Lewis & Clark also understands that family support for students is one key to student success in college. We recognize that many family members have an understandable interest in knowing about their student’s academic progress, co-curricular engagement, financial aid, account balances, and other information.
We believe the tension between students’ right to privacy and family members’ interest in their student’s college experience is best navigated through direct communication between students and family members. We encourage parents/guardians/partners and their students to discuss expectations for information sharing and privacy regarding grades, academic progress, co-curricular engagement, financial aid, account balances, and other information prior to enrollment and to revisit this discussion on a periodic basis. Generally, a student will be required to sign a consent form before the college will share information related to these areas with family members.
When will the college notify parents/guardians/partners of a concern?
FERPA does allow for certain exceptions to the requirement for written student consent in order for information to be disclosed to third parties. Consistent with FERPA, the college may notify parents, guardians, or partners without a student’s consent:
- When the college determines a student health or safety emergency exists (e.g. danger to self or others) and family engagement is needed to support the student.
- When a student under the age of 21 has been found in violation of the college code of conduct relating to the use of alcohol or a controlled substance. In the majority of these cases, the college works directly with the student without involving parents, guardians, or partners. However, the college may involve parents, guardians, or partners when direct engagement with the student has not been effective in changing the student’s use of drugs/alcohol; when the student is facing disciplinary suspension related to alcohol or drug use; or when the student has been arrested.
The Vice President for Student Life and Dean of Students, or designee, uses professional judgment when determining whether notifying parents, guardians, or partners under the two criteria above is essential and benefits student welfare. Whenever possible, college staff will talk with the student before contacting a parent/guardian/partner in order to discuss the possible benefits and challenges of notification, and may encourage the student to notify family members directly.

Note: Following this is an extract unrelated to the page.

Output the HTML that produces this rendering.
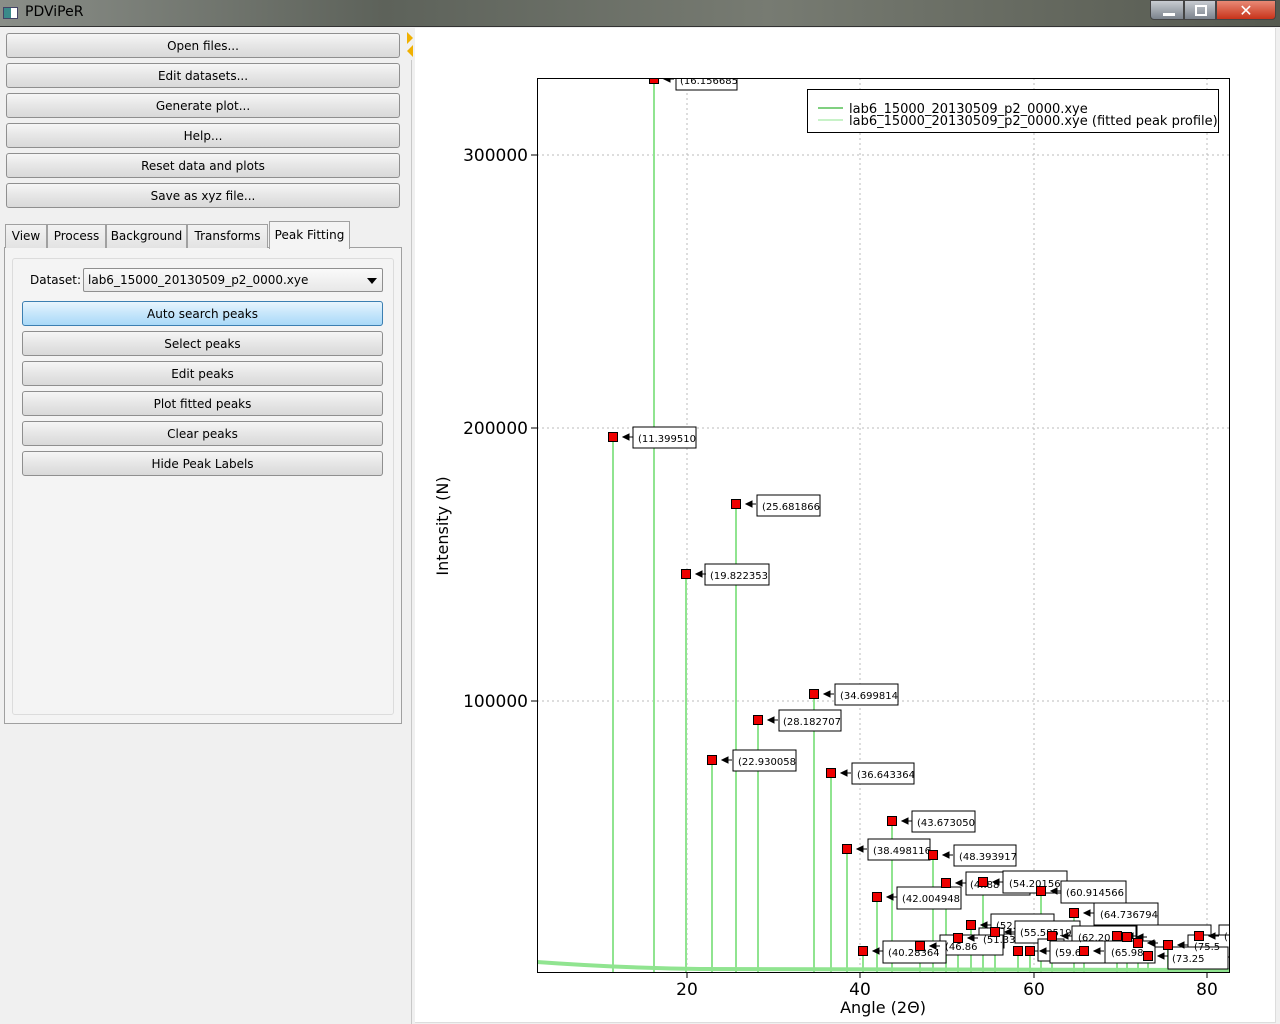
<!DOCTYPE html>
<html><head><meta charset="utf-8"><style>
*{margin:0;padding:0;box-sizing:border-box}
body{width:1280px;height:1024px;background:#f0f0f0;font-family:"DejaVu Sans","Liberation Sans",sans-serif;font-size:12px;position:relative;overflow:hidden;color:#000}
.tb{position:absolute;left:0;top:0;width:1280px;height:27px;background:linear-gradient(90deg,#8a8e88,#5d625a 30%,#777b72 60%,#55594f);border-bottom:1px solid #333}
.tb .t{position:absolute;left:25px;top:4px;font-size:14px;color:#000}
.btn{position:absolute;left:6px;width:394px;height:25px;border:1px solid #8f8f8f;border-radius:3px;background:linear-gradient(#f6f6f6,#e6e6e6 50%,#d9d9d9);text-align:center;line-height:25px;font-size:12px}
.tab{position:absolute;top:224px;height:24px;border:1px solid #a0a0a0;border-bottom:none;background:linear-gradient(#f2f2f2,#e3e3e3);line-height:23px;text-align:center;font-size:12px}
</style></head><body>
<div class="tb"><div style="position:absolute;left:3px;top:7px;width:15px;height:12px;background:#fff;border:1px solid #446"><div style="width:7px;height:10px;background:#3a8a8a"></div></div><div class="t">PDViPeR</div>
<div style="position:absolute;left:1150px;top:0;width:34px;height:20px;background:linear-gradient(#c8ccd2,#7c838c);border:1px solid #444;border-radius:0 0 0 4px"><div style="position:absolute;left:12px;top:12px;width:12px;height:3px;background:#fff"></div></div>
<div style="position:absolute;left:1184px;top:0;width:32px;height:20px;background:linear-gradient(#c8ccd2,#7c838c);border:1px solid #444"><div style="position:absolute;left:10px;top:4px;width:12px;height:11px;border:2px solid #fff"></div></div>
<div style="position:absolute;left:1216px;top:0;width:60px;height:20px;background:linear-gradient(#e88a76,#c8331a);border:1px solid #444;border-radius:0 0 4px 0;color:#fff;font-weight:bold;text-align:center;font-size:16px;line-height:19px">✕</div></div>
<div class="btn" style="top:33px">Open files...</div>
<div class="btn" style="top:63px">Edit datasets...</div>
<div class="btn" style="top:93px">Generate plot...</div>
<div class="btn" style="top:123px">Help...</div>
<div class="btn" style="top:153px">Reset data and plots</div>
<div class="btn" style="top:183px">Save as xyz file...</div>
<div style="position:absolute;left:407px;top:32px;width:0;height:0;border-top:6px solid transparent;border-bottom:6px solid transparent;border-left:6px solid #f0b000"></div>
<div style="position:absolute;left:407px;top:45px;width:0;height:0;border-top:6px solid transparent;border-bottom:6px solid transparent;border-right:6px solid #f0b000"></div>
<div style="position:absolute;left:411px;top:60px;width:1px;height:964px;background:#c8c8c8"></div>
<div style="position:absolute;left:4px;top:247px;width:398px;height:477px;border:1px solid #a0a0a0;background:#f4f4f4"></div>
<div class="tab" style="left:5px;width:42px">View</div>
<div class="tab" style="left:47px;width:59px">Process</div>
<div class="tab" style="left:106px;width:81px">Background</div>
<div class="tab" style="left:187px;width:81px">Transforms</div>
<div class="tab" style="left:269px;top:221px;height:28px;width:81px;background:#f4f4f4;line-height:27px">Peak Fitting</div>
<div style="position:absolute;left:12px;top:258px;width:382px;height:457px;border:1px solid #dcdcdc;border-radius:3px;background:#f4f4f4"></div>
<div style="position:absolute;left:30px;top:273px">Dataset:</div>
<div style="position:absolute;left:83px;top:268px;width:300px;height:24px;border:1px solid #8f8f8f;border-radius:2px;background:linear-gradient(#fafafa,#e8e8e8);padding-left:4px;line-height:23px">lab6_15000_20130509_p2_0000.xye<div style="position:absolute;right:5px;top:9px;border-left:5px solid transparent;border-right:5px solid transparent;border-top:6px solid #000"></div></div>
<div class="btn" style="left:22px;width:361px;top:301px;background:linear-gradient(#e8f5fd,#c6e6fb 50%,#a9d9f8);border-color:#3c7fb1">Auto search peaks</div>
<div class="btn" style="left:22px;width:361px;top:331px">Select peaks</div>
<div class="btn" style="left:22px;width:361px;top:361px">Edit peaks</div>
<div class="btn" style="left:22px;width:361px;top:391px">Plot fitted peaks</div>
<div class="btn" style="left:22px;width:361px;top:421px">Clear peaks</div>
<div class="btn" style="left:22px;width:361px;top:451px">Hide Peak Labels</div>
<div style="position:absolute;left:415px;top:28px;width:861px;height:995px;background:#fff;border-right:1px solid #ddd;border-bottom:1px solid #ddd"></div>
<svg style="position:absolute;left:0;top:0" width="1280" height="1024" font-family="DejaVu Sans, Liberation Sans, sans-serif">
<defs><clipPath id="c"><rect x="537" y="78" width="692" height="894"/></clipPath>
<g id="m"><rect x="-4.5" y="-4.5" width="9" height="9" fill="#e00" stroke="#000" stroke-width="1"/><path d="M10 0 L16 -3 L16 3Z M16 0 L20 0" fill="#000" stroke="#000"/></g></defs>
<g stroke="#bbb" stroke-dasharray="2,3"><line x1="687" y1="78" x2="687" y2="972"/><line x1="860" y1="78" x2="860" y2="972"/><line x1="1034" y1="78" x2="1034" y2="972"/><line x1="1207" y1="78" x2="1207" y2="972"/><line x1="537" y1="155" x2="1229" y2="155"/><line x1="537" y1="428" x2="1229" y2="428"/><line x1="537" y1="701" x2="1229" y2="701"/></g>
<g clip-path="url(#c)">
<g stroke="#90e490" stroke-width="2">
<line x1="654" y1="79" x2="654" y2="972"/><line x1="613" y1="437" x2="613" y2="972"/><line x1="736" y1="504" x2="736" y2="972"/><line x1="686" y1="574" x2="686" y2="972"/><line x1="814" y1="694" x2="814" y2="972"/><line x1="758" y1="720" x2="758" y2="972"/><line x1="712" y1="760" x2="712" y2="972"/><line x1="831" y1="773" x2="831" y2="972"/><line x1="892" y1="821" x2="892" y2="972"/><line x1="847" y1="849" x2="847" y2="972"/><line x1="933" y1="855" x2="933" y2="972"/><line x1="946" y1="883" x2="946" y2="972"/><line x1="983" y1="882" x2="983" y2="972"/><line x1="1041" y1="891" x2="1041" y2="972"/><line x1="877" y1="897" x2="877" y2="972"/><line x1="1074" y1="913" x2="1074" y2="972"/><line x1="971" y1="925" x2="971" y2="972"/><line x1="995" y1="932" x2="995" y2="972"/><line x1="958" y1="938" x2="958" y2="972"/><line x1="1052" y1="936" x2="1052" y2="972"/><line x1="1117" y1="936" x2="1117" y2="972"/><line x1="1127" y1="937" x2="1127" y2="972"/><line x1="1138" y1="943" x2="1138" y2="972"/><line x1="920" y1="946" x2="920" y2="972"/><line x1="863" y1="951" x2="863" y2="972"/><line x1="1018" y1="951" x2="1018" y2="972"/><line x1="1030" y1="951" x2="1030" y2="972"/><line x1="1084" y1="951" x2="1084" y2="972"/><line x1="1168" y1="945" x2="1168" y2="972"/><line x1="1148" y1="956" x2="1148" y2="972"/><line x1="1199" y1="936" x2="1199" y2="972"/>
</g>
<path d="M537 962 Q620 968 700 969 L1229 970" stroke="#90e490" stroke-width="4" fill="none"/>
<g stroke="#000" fill="#fff">
<rect x="676" y="70" width="61" height="20"/><rect x="633" y="427" width="63" height="21"/><rect x="757" y="495" width="63" height="21"/><rect x="705" y="564" width="64" height="21"/><rect x="835" y="684" width="63" height="21"/><rect x="779" y="710" width="62" height="21"/><rect x="733" y="750" width="63" height="21"/><rect x="852" y="763" width="62" height="21"/><rect x="912" y="811" width="63" height="21"/><rect x="868" y="839" width="62" height="21"/><rect x="954" y="845" width="62" height="21"/><rect x="966" y="872" width="64" height="23"/><rect x="1003" y="871" width="64" height="22"/><rect x="1061" y="881" width="65" height="22"/><rect x="897" y="887" width="64" height="22"/><rect x="1094" y="903" width="64" height="22"/><rect x="991" y="914" width="63" height="20"/><rect x="979" y="928" width="25" height="20"/><rect x="1015" y="921" width="65" height="22"/><rect x="1072" y="926" width="64" height="22"/><rect x="1137" y="925" width="74" height="22"/><rect x="1219" y="925" width="20" height="22"/><rect x="940" y="935" width="63" height="20"/><rect x="883" y="941" width="63" height="22"/><rect x="1038" y="939" width="26" height="22"/><rect x="1050" y="941" width="56" height="22"/><rect x="1105" y="941" width="50" height="22"/><rect x="1188" y="935" width="50" height="22"/><rect x="1168" y="947" width="60" height="22"/>
</g>
<g font-size="10" fill="#000">
<text x="680" y="84">(16.156685</text><text x="638" y="442">(11.399510</text><text x="762" y="510">(25.681866</text><text x="710" y="579">(19.822353</text><text x="840" y="699">(34.699814</text><text x="783" y="725">(28.182707</text><text x="738" y="765">(22.930058</text><text x="857" y="778">(36.643364</text><text x="917" y="826">(43.673050</text><text x="873" y="854">(38.498116</text><text x="959" y="860">(48.393917</text><text x="970" y="888">(4..88</text><text x="1009" y="887">(54.20156</text><text x="1066" y="896">(60.914566</text><text x="902" y="902">(42.004948</text><text x="1100" y="918">(64.736794</text><text x="996" y="929">(52.</text><text x="983" y="943">(51.33</text><text x="1020" y="936">(55.58519</text><text x="1078" y="941">(62.20</text><text x="945" y="950">(46.86</text><text x="888" y="956">(40.28364</text><text x="1055" y="956">(59.6</text><text x="1111" y="956">(65.98</text><text x="1194" y="950">(75.5</text><text x="1172" y="962">(73.25</text><text x="1224" y="940">(</text>
</g>
<use href="#m" x="654" y="79"/><use href="#m" x="613" y="437"/><use href="#m" x="736" y="504"/><use href="#m" x="686" y="574"/><use href="#m" x="814" y="694"/><use href="#m" x="758" y="720"/><use href="#m" x="712" y="760"/><use href="#m" x="831" y="773"/><use href="#m" x="892" y="821"/><use href="#m" x="847" y="849"/><use href="#m" x="933" y="855"/><use href="#m" x="946" y="883"/><use href="#m" x="983" y="882"/><use href="#m" x="1041" y="891"/><use href="#m" x="877" y="897"/><use href="#m" x="1074" y="913"/><use href="#m" x="971" y="925"/><use href="#m" x="995" y="932"/><use href="#m" x="958" y="938"/><use href="#m" x="1052" y="936"/><use href="#m" x="1117" y="936"/><use href="#m" x="1127" y="937"/><use href="#m" x="1138" y="943"/><use href="#m" x="920" y="946"/><use href="#m" x="863" y="951"/><use href="#m" x="1018" y="951"/><use href="#m" x="1030" y="951"/><use href="#m" x="1084" y="951"/><use href="#m" x="1168" y="945"/><use href="#m" x="1148" y="956"/><use href="#m" x="1199" y="936"/>
</g>
<rect x="537.5" y="78.5" width="692" height="894" fill="none" stroke="#000"/>
<g stroke="#000"><line x1="531" y1="155" x2="537" y2="155"/><line x1="531" y1="428" x2="537" y2="428"/><line x1="531" y1="701" x2="537" y2="701"/><line x1="687" y1="972" x2="687" y2="978"/><line x1="860" y1="972" x2="860" y2="978"/><line x1="1034" y1="972" x2="1034" y2="978"/><line x1="1207" y1="972" x2="1207" y2="978"/></g>
<g font-size="17" fill="#000"><text x="528" y="161" text-anchor="end">300000</text><text x="528" y="434" text-anchor="end">200000</text><text x="528" y="707" text-anchor="end">100000</text>
<text x="687" y="995" text-anchor="middle">20</text><text x="860" y="995" text-anchor="middle">40</text><text x="1034" y="995" text-anchor="middle">60</text><text x="1207" y="995" text-anchor="middle">80</text>
<text x="883" y="1013" text-anchor="middle" font-size="16">Angle (2Θ)</text>
<text transform="translate(448,526) rotate(-90)" text-anchor="middle" font-size="16">Intensity (N)</text></g>
<rect x="807.5" y="89.5" width="411" height="43" fill="#fff" stroke="#000"/>
<line x1="818" y1="108" x2="843" y2="108" stroke="#00a000"/><line x1="818" y1="120" x2="843" y2="120" stroke="#90e490"/>
<text x="849" y="113" font-size="13">lab6_15000_20130509_p2_0000.xye</text>
<text x="849" y="125" font-size="13">lab6_15000_20130509_p2_0000.xye (fitted peak profile)</text>
</svg>
</body></html>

For a full review of college policy related to disclosure of student information to third parties, please see the Lewis & Clark FERPA policy.3
1 For the purposes of this document, the term “family” refers to parents, guardians, partners, or spouses.
2 See the Lewis & Clark FERPA Policy for definitions of educational records and directory information, along with related information.
3 Questions about exceptions to the Lewis & Clark FERPA policy should be addressed to the Registrar’s Office for the College of Arts and Sciences, the Law School, or the Graduate School of Education and Counseling.